> **REQUEST**
Each entry below should be returned exactly as is, with the pictures removed.

(Items listed in a dataset)
....

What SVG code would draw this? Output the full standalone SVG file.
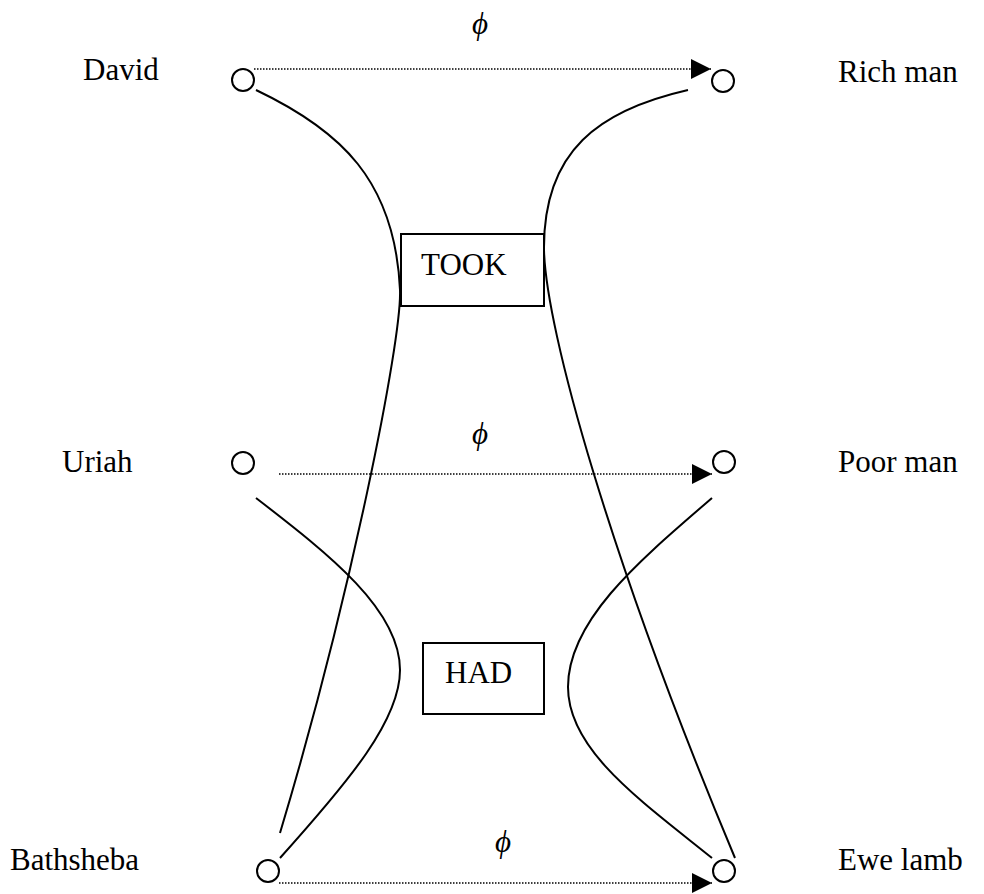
<svg xmlns="http://www.w3.org/2000/svg" width="984" height="894" viewBox="0 0 984 894">
<defs>
<style>
.lbl{font-family:"Liberation Serif","Times New Roman",serif;font-size:31px;fill:#000}
.phi{font-family:"Liberation Serif","Times New Roman",serif;font-size:31px;font-style:italic;fill:#000}
.node{fill:#fff;stroke:#000;stroke-width:2}
.box{fill:none;stroke:#000;stroke-width:2}
.curve{fill:none;stroke:#000;stroke-width:2}
.dot{fill:none;stroke:#000;stroke-width:1.5;stroke-dasharray:1.5 1.5}
</style>
<marker id="arr" viewBox="0 0 20 20" refX="20" refY="10" markerWidth="20" markerHeight="20" markerUnits="userSpaceOnUse" orient="auto">
<path d="M0,0 L20,10 L0,20 Z" fill="#000"/>
</marker>
</defs>
<rect width="984" height="894" fill="#fff"/>
<g id="connectors">
<path class="dot" d="M254,69 H711" marker-end="url(#arr)"/>
<path class="dot" d="M279,474 H712" marker-end="url(#arr)"/>
<path class="dot" d="M279,883 H712" marker-end="url(#arr)"/>
<path class="curve" d="M256,90 C340,130 395,180 400,290 C402,340 350,600 280,833"/>
<path class="curve" d="M688,90 C600,110 543,150 544,250 C546,330 610,560 735,858"/>
<path class="curve" d="M256,498 C330,555 400,610 400,670 C400,720 350,780 280,858"/>
<path class="curve" d="M712,498 C640,560 568,620 568,687 C568,750 640,800 712,858"/>
<text class="phi" x="480" y="34" text-anchor="middle">ϕ</text>
<text class="phi" x="480" y="444" text-anchor="middle">ϕ</text>
<text class="phi" x="503" y="852" text-anchor="middle">ϕ</text>
</g>
<g id="took">
<rect class="box" x="401" y="234" width="143" height="72" fill="#fff"/>
<text class="lbl" x="421" y="275">TOOK</text>
</g>
<g id="had">
<rect class="box" x="423" y="643" width="121" height="71"/>
<text class="lbl" x="445" y="683">HAD</text>
</g>
<g id="david">
<circle class="node" cx="243" cy="80" r="11"/>
<text class="lbl" x="83" y="80">David</text>
</g>
<g id="richman">
<circle class="node" cx="723" cy="81" r="11"/>
<text class="lbl" x="838" y="82">Rich man</text>
</g>
<g id="uriah">
<circle class="node" cx="243" cy="463" r="11"/>
<text class="lbl" x="62" y="472">Uriah</text>
</g>
<g id="poorman">
<circle class="node" cx="724" cy="462" r="11"/>
<text class="lbl" x="838" y="472">Poor man</text>
</g>
<g id="bathsheba">
<circle class="node" cx="268" cy="871" r="11"/>
<text class="lbl" x="10" y="870">Bathsheba</text>
</g>
<g id="ewelamb">
<circle class="node" cx="724" cy="871" r="11"/>
<text class="lbl" x="838" y="870">Ewe lamb</text>
</g>
</svg>
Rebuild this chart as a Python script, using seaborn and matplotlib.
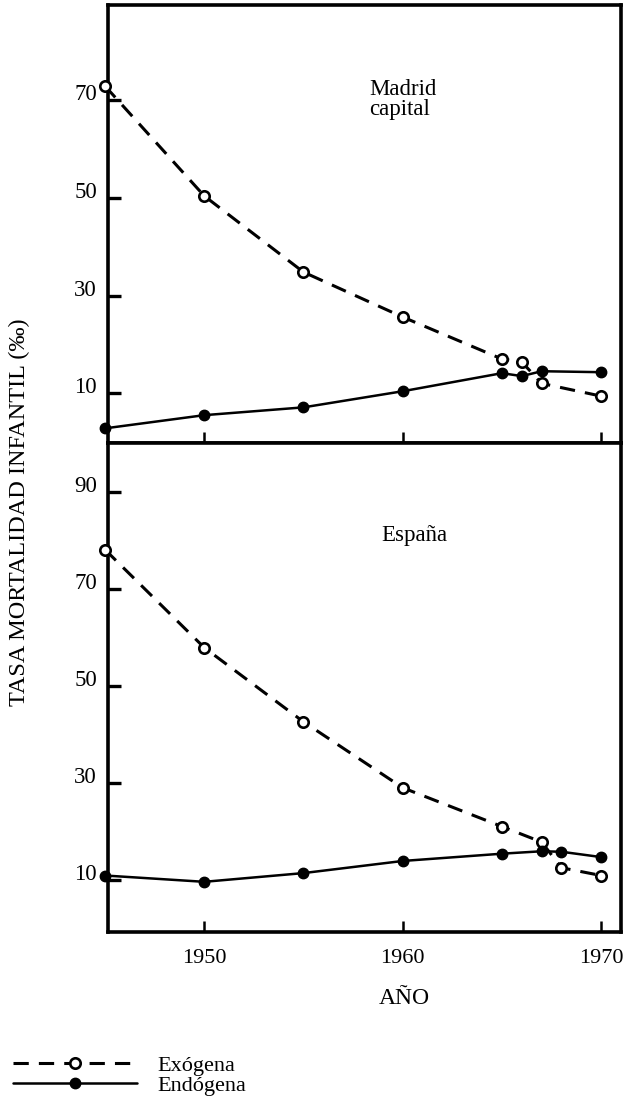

....

> **THE REPLY**
What SVG code would draw this? Output the full standalone SVG file.
<svg xmlns="http://www.w3.org/2000/svg" width="984" height="894" viewBox="0 0 984 894">
<defs>
<style>
.lbl{font-family:"Liberation Serif","Times New Roman",serif;font-size:31px;fill:#000}
.phi{font-family:"Liberation Serif","Times New Roman",serif;font-size:31px;font-style:italic;fill:#000}
.node{fill:#fff;stroke:#000;stroke-width:2}
.box{fill:none;stroke:#000;stroke-width:2}
.curve{fill:none;stroke:#000;stroke-width:2}
.dot{fill:none;stroke:#000;stroke-width:1.5;stroke-dasharray:1.5 1.5}
</style>
<marker id="arr" viewBox="0 0 20 20" refX="20" refY="10" markerWidth="20" markerHeight="20" markerUnits="userSpaceOnUse" orient="auto">
<path d="M0,0 L20,10 L0,20 Z" fill="#000"/>
</marker>
</defs>
<rect width="984" height="894" fill="#fff"/>
<g id="connectors">
<path class="dot" d="M254,69 H711" marker-end="url(#arr)"/>
<path class="dot" d="M279,474 H712" marker-end="url(#arr)"/>
<path class="dot" d="M279,883 H712" marker-end="url(#arr)"/>
<path class="curve" d="M256,90 C340,130 395,180 400,290 C402,340 350,600 280,833"/>
<path class="curve" d="M688,90 C600,110 543,150 544,250 C546,330 610,560 735,858"/>
<path class="curve" d="M256,498 C330,555 400,610 400,670 C400,720 350,780 280,858"/>
<path class="curve" d="M712,498 C640,560 568,620 568,687 C568,750 640,800 712,858"/>
<text class="phi" x="480" y="34" text-anchor="middle">ϕ</text>
<text class="phi" x="480" y="444" text-anchor="middle">ϕ</text>
<text class="phi" x="503" y="852" text-anchor="middle">ϕ</text>
</g>
<g id="took">
<rect class="box" x="401" y="234" width="143" height="72" fill="#fff"/>
<text class="lbl" x="421" y="275">TOOK</text>
</g>
<g id="had">
<rect class="box" x="423" y="643" width="121" height="71"/>
<text class="lbl" x="445" y="683">HAD</text>
</g>
<g id="david">
<circle class="node" cx="243" cy="80" r="11"/>
<text class="lbl" x="83" y="80">David</text>
</g>
<g id="richman">
<circle class="node" cx="723" cy="81" r="11"/>
<text class="lbl" x="838" y="82">Rich man</text>
</g>
<g id="uriah">
<circle class="node" cx="243" cy="463" r="11"/>
<text class="lbl" x="62" y="472">Uriah</text>
</g>
<g id="poorman">
<circle class="node" cx="724" cy="462" r="11"/>
<text class="lbl" x="838" y="472">Poor man</text>
</g>
<g id="bathsheba">
<circle class="node" cx="268" cy="871" r="11"/>
<text class="lbl" x="10" y="870">Bathsheba</text>
</g>
<g id="ewelamb">
<circle class="node" cx="724" cy="871" r="11"/>
<text class="lbl" x="838" y="870">Ewe lamb</text>
</g>
</svg>
Rebuild this chart as a Python script, using seaborn and matplotlib.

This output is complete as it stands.